Чарльз, держась очень прямо, сказал мне поверх блестящей головки сестры:
— Au revoir, monsieur le professeur!
Миссис Фенвик, в смятении глядя на детей, спросила:
— Вы готовы ехать, мои милые? — И увела их.
Через два дня, когда кончились мои последние занятия по теннису, ко мне подошла Элоиза и передала записку от матери. Я сунул ее в карман.
— Вы не будете читать?
— Подожду. А сейчас мы лучше пойдем в кондитерскую Лафоржа есть пломбир… Как вы думаете, в записке — отказ или приглашение на работу?
У Элоизы было три смеха. На этот раз я услышал протяжное и тихое голубиное воркование.
— Не скажу, — ответила она, уже сказав мне все. Сегодня она решила быть двадцатилетней, но взяла меня за руку на виду у всей Бельвью авеню — изумляя лошадей, шокируя престарелых дам в электрических фаэтонах и решительно открывая летний сезон. — Неужели это наша последняя тренировка, мистер Норт? Я вас никогда не увижу?
Мы сели не на высокие табуреты перед стойкой с газированной водой, как однажды до этого, а за столик в самом дальнем углу.
— Надеюсь, мы с вами будем есть здесь пломбир каждую пятницу, утром, в это время — сразу после урока с Чарльзом.
От тренировки аппетит у нас разыгрался, и пломбир был очень кстати.
— А вы довольно хорошо знаете, что происходит вокруг вас, правда, Элоиза?

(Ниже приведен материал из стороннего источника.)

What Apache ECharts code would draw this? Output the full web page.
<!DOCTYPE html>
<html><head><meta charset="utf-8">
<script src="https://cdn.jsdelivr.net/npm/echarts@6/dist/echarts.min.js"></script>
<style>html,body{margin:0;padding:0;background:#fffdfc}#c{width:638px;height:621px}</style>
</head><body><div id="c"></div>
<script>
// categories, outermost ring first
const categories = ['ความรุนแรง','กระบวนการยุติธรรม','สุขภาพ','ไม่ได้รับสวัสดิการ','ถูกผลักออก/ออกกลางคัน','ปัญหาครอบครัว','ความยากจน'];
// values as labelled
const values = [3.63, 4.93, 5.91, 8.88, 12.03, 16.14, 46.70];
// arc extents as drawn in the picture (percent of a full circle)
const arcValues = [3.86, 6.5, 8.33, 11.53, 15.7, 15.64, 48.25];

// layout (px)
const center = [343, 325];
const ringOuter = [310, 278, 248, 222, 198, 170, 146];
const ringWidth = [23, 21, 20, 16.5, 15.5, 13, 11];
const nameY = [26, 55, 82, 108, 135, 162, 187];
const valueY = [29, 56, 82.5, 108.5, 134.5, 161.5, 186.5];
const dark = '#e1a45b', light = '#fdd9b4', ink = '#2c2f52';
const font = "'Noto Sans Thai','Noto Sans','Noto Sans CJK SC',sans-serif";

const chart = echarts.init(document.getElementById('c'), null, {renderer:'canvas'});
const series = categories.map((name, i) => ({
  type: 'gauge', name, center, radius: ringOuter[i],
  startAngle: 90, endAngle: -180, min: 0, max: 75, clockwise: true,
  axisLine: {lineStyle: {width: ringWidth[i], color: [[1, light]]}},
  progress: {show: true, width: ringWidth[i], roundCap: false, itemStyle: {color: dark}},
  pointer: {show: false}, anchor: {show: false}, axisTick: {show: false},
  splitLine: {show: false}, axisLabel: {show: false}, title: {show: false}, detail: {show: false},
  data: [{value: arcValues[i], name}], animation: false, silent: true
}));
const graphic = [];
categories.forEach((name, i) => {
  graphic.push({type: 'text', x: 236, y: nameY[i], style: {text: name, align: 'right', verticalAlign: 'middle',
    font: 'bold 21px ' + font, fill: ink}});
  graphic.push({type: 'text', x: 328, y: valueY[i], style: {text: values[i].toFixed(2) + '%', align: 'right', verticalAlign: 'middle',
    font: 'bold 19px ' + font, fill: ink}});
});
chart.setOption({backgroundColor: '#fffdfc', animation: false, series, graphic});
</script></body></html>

— Ну, девушке ведь никто ничего не говорит, и ей приходится быть чуточку ведьмой. Приходится угадывать чужие мысли, да? Когда я была маленькой, я подслушивала у дверей, но потом перестала… Вот вы, взрослые, вдруг заметили, что с Чарльзом неладно. Поняли, что он совсем запутался… в какой-то паутине; всего боится. Вы, наверно, что-то сказали маме, потому что она тоже испугалась. Вы просили ее пригласить к обеду отца Уолша? — Я хранил молчание. — Вчера вечером он пришел к обеду, а после обеда нас с Чарльзом отправили наверх, а сами ушли в библиотеку и устроили военный совет. И наверху, за километр от них, мы слышали, как смеется отец Уолш. У мамы голос был такой, как будто она плакала, а отец Уолш все время хохотал навзрыд… Пожалуйста, прочтите письмо, мистер Норт, — не мне, конечно, а про себя.
Я прочел: «Уважаемый мистер Норт, преподобный отец просил передать Вам, что в молодости он тоже работал воспитателем в лагере для мальчиков. Он сказал мне, чтобы я попросила Вас приступить к занятиям — чтобы вы делали Ваше дело, а он помолится. Меня утешают мысли о даме из Зальцбурга, для которой все кончилось так хорошо. Искренне Ваша Миллисент Фенвик».
Я не считаю, что от молодых нужно все скрывать.
— Элоиза, прочтите письмо, но пока не просите объяснений.